>> Start Data for processing
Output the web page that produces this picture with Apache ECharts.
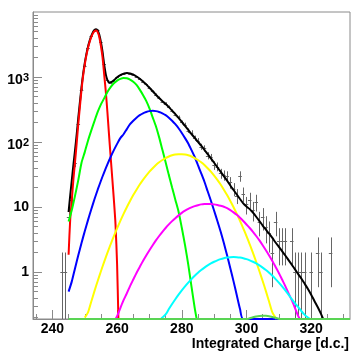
>> End Data for processing
>> Start Data for processing
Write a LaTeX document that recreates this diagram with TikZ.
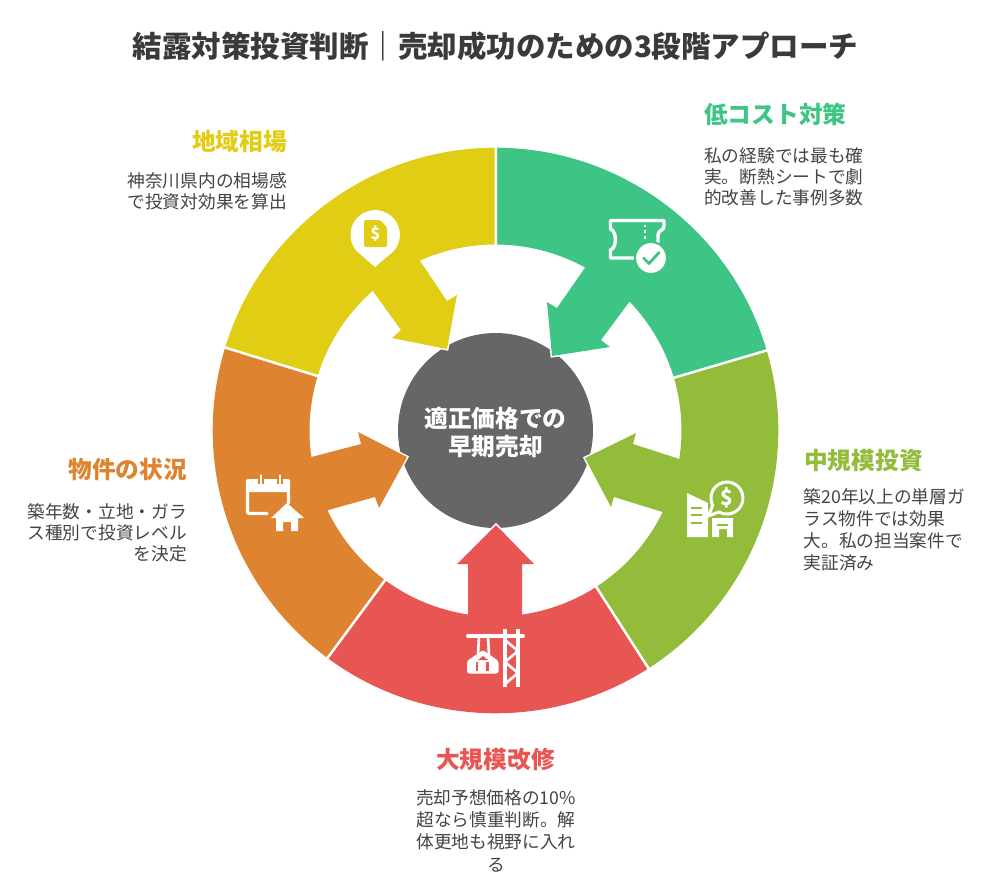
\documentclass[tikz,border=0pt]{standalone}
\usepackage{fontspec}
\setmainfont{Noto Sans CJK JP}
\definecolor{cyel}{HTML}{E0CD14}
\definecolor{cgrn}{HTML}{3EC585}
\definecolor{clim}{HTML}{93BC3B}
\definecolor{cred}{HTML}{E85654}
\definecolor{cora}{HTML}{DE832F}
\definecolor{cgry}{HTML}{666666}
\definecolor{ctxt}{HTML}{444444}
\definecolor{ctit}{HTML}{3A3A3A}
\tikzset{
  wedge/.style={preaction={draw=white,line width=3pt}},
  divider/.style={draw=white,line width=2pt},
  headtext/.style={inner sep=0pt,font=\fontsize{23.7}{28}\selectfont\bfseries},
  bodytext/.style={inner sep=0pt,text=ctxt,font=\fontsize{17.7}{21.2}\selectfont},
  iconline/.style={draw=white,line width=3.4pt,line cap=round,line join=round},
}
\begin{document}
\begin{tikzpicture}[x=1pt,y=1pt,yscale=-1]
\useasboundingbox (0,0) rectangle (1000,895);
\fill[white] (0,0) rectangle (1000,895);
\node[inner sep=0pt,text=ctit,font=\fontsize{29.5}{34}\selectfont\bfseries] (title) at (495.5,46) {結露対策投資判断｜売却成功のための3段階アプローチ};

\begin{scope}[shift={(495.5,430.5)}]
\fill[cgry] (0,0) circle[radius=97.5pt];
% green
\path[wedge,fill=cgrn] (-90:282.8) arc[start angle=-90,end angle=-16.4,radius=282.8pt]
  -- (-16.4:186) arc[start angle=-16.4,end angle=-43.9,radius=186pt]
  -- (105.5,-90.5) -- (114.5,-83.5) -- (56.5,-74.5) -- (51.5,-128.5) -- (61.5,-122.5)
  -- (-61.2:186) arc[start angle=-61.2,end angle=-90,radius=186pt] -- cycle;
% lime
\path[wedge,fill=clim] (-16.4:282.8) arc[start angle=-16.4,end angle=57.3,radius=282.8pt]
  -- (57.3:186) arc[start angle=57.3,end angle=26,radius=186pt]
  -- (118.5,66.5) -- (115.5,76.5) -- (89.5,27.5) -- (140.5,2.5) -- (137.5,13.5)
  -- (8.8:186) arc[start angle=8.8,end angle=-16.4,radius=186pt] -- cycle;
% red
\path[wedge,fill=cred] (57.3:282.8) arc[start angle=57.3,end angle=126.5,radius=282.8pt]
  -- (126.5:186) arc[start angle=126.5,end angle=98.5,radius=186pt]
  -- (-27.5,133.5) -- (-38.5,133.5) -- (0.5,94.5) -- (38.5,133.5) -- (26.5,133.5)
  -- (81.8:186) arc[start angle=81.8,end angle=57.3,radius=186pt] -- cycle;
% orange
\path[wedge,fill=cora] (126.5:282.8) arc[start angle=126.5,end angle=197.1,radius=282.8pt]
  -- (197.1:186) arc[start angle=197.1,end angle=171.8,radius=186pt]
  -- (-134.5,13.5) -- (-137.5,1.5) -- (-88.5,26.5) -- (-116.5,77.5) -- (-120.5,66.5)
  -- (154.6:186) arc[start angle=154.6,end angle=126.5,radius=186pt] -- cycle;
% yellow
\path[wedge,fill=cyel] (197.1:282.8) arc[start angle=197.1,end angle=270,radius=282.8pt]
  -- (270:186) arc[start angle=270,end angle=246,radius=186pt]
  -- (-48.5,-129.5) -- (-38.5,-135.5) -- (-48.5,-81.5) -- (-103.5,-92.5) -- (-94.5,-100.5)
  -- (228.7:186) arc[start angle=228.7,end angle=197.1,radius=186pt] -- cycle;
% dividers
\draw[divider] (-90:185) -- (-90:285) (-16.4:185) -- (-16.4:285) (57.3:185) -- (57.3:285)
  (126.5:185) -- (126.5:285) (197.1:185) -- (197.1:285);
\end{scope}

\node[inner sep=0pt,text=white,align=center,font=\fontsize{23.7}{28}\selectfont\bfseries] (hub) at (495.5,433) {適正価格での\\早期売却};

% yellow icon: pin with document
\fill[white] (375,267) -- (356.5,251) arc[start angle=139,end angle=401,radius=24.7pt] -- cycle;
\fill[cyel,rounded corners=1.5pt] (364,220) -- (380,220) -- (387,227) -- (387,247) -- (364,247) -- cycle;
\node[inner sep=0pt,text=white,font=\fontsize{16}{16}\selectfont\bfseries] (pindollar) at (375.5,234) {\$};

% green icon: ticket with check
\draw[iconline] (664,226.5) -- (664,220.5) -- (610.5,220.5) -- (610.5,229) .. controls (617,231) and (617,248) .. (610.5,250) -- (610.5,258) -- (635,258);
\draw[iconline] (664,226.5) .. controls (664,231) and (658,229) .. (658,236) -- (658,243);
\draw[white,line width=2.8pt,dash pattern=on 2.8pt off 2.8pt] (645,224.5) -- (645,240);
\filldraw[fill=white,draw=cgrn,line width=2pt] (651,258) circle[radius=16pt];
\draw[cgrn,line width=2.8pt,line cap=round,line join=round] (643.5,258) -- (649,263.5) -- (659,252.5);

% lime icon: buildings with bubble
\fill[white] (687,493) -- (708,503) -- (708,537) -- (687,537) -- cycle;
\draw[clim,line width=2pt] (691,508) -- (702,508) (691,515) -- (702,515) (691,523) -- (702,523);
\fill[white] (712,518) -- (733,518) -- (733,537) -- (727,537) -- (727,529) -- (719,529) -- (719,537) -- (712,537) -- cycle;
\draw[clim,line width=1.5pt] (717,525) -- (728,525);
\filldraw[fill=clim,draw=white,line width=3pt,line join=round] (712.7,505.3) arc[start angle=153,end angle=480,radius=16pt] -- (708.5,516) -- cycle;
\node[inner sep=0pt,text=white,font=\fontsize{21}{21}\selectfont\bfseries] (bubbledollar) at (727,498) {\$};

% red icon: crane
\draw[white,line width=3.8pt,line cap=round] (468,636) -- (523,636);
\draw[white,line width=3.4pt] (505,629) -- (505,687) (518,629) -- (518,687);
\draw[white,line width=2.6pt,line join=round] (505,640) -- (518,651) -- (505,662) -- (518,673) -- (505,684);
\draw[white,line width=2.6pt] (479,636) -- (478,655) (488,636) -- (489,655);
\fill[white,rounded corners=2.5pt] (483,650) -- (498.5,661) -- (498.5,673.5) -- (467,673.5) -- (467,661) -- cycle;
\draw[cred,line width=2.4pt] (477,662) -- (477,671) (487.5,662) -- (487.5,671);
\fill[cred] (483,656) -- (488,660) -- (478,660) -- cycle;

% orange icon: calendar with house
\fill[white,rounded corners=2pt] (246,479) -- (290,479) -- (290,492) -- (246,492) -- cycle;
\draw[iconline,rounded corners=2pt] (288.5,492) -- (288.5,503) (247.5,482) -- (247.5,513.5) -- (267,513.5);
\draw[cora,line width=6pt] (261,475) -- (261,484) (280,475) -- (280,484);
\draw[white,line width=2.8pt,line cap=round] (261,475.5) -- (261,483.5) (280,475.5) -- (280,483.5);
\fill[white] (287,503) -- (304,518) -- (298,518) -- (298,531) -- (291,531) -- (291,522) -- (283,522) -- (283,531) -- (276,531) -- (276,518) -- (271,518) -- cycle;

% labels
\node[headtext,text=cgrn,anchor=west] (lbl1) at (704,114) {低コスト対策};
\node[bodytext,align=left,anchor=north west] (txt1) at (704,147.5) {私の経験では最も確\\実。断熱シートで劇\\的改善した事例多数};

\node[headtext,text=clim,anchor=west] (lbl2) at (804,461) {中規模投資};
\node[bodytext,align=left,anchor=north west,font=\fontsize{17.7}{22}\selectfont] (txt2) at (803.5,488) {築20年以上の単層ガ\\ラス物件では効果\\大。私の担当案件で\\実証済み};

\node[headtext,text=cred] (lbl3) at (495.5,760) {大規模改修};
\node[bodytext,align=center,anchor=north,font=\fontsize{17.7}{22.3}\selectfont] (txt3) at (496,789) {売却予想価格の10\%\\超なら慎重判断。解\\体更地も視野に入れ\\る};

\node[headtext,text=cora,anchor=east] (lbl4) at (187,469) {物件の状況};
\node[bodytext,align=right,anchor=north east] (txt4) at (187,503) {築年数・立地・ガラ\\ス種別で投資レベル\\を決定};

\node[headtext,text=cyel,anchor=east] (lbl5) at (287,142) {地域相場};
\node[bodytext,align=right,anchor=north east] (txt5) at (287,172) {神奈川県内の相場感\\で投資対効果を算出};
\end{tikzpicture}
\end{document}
>> End Data for processing
>> Start Data for processing
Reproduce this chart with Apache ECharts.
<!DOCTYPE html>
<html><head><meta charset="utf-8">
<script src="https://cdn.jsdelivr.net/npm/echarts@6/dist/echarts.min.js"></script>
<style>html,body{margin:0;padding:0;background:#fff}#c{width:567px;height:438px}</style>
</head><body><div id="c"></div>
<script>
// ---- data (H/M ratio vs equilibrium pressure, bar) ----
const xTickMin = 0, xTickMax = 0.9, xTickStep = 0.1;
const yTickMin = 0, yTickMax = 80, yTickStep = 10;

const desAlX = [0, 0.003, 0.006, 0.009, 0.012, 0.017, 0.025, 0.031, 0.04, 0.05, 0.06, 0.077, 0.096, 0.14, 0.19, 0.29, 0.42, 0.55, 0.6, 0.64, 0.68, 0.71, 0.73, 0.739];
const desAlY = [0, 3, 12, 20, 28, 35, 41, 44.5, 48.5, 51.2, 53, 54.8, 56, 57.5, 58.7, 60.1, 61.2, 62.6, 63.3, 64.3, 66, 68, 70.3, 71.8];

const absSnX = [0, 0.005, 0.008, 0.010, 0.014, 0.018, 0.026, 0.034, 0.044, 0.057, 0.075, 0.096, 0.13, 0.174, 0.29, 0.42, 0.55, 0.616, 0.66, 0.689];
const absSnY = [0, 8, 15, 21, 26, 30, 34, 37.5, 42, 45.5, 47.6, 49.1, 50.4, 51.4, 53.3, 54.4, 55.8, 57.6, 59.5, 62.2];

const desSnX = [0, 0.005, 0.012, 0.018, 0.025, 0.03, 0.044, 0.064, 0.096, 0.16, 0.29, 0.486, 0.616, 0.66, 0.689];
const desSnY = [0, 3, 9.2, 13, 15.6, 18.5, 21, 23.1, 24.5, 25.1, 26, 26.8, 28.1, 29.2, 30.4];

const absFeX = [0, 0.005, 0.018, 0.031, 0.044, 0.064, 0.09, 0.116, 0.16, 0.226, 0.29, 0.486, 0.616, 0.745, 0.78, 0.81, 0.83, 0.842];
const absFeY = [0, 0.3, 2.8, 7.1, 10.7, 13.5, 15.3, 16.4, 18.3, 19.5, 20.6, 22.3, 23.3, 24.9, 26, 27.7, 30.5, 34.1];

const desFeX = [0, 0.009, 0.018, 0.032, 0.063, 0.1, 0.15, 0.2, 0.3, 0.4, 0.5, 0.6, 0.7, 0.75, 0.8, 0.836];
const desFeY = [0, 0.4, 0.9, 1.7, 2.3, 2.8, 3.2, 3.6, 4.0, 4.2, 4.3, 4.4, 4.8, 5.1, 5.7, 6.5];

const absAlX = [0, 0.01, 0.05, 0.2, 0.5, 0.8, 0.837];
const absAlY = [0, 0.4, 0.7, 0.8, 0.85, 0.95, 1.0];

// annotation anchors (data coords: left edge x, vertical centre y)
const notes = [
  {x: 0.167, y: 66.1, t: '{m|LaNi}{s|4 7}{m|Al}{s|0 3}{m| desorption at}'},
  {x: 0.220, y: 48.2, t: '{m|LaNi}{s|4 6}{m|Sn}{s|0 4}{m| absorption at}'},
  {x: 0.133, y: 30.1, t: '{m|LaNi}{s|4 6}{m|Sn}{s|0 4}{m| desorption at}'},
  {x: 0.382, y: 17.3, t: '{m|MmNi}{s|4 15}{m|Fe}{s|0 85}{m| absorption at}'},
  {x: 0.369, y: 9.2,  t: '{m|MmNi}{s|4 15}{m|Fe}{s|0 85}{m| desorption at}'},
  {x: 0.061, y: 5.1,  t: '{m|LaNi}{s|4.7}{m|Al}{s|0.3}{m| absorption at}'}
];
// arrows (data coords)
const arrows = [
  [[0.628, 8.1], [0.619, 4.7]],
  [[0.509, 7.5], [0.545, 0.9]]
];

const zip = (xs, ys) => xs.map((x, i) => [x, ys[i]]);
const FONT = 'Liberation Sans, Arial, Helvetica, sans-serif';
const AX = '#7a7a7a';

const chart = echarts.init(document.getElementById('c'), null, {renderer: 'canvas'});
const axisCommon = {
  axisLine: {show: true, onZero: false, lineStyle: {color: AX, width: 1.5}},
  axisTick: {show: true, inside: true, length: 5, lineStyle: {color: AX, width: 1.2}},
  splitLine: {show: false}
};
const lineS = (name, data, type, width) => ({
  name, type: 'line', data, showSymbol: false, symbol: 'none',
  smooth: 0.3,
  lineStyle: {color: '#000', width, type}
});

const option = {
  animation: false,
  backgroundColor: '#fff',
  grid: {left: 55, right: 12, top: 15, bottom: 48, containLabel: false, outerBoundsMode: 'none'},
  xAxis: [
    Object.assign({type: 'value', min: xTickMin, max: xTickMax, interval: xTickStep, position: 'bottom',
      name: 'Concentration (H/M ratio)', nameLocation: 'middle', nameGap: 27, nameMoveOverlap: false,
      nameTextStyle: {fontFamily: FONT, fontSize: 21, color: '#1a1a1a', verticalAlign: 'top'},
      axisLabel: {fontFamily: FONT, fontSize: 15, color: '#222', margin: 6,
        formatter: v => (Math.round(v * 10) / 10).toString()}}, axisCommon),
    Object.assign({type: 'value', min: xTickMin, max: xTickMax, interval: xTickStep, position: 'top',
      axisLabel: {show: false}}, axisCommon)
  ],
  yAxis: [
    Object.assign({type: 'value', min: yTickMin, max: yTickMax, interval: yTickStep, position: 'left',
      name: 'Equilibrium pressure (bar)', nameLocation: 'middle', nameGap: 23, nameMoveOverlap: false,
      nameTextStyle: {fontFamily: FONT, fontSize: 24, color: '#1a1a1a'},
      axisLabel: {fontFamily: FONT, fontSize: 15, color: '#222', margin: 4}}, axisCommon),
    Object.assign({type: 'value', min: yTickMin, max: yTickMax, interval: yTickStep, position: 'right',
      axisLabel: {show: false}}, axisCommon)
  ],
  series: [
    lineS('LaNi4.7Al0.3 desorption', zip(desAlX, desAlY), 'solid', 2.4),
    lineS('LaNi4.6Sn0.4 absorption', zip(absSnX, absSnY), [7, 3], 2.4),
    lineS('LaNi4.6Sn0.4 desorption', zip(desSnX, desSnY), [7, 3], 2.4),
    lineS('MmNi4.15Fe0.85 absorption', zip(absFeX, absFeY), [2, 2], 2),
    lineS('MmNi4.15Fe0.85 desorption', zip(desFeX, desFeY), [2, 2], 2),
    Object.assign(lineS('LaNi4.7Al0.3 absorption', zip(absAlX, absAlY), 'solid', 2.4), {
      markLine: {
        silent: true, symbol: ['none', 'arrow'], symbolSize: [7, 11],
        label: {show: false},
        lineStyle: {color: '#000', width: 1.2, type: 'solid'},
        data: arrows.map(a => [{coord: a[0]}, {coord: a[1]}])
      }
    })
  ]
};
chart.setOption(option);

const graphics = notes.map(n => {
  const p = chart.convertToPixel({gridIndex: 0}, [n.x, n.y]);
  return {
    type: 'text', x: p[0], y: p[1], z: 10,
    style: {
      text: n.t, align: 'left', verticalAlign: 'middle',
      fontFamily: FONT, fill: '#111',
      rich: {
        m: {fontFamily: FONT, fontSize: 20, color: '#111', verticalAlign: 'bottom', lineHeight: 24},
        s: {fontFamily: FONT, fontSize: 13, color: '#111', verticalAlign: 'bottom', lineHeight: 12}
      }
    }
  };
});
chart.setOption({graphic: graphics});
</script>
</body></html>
>> End Data for processing
→ **Task requirements**
From the data, pick out every line that includes "with".

→ **Response**
Output the web page that produces this picture with Apache ECharts.
Write a LaTeX document that recreates this diagram with TikZ.
% yellow icon: pin with document
% green icon: ticket with check
% lime icon: buildings with bubble
% orange icon: calendar with house
Reproduce this chart with Apache ECharts.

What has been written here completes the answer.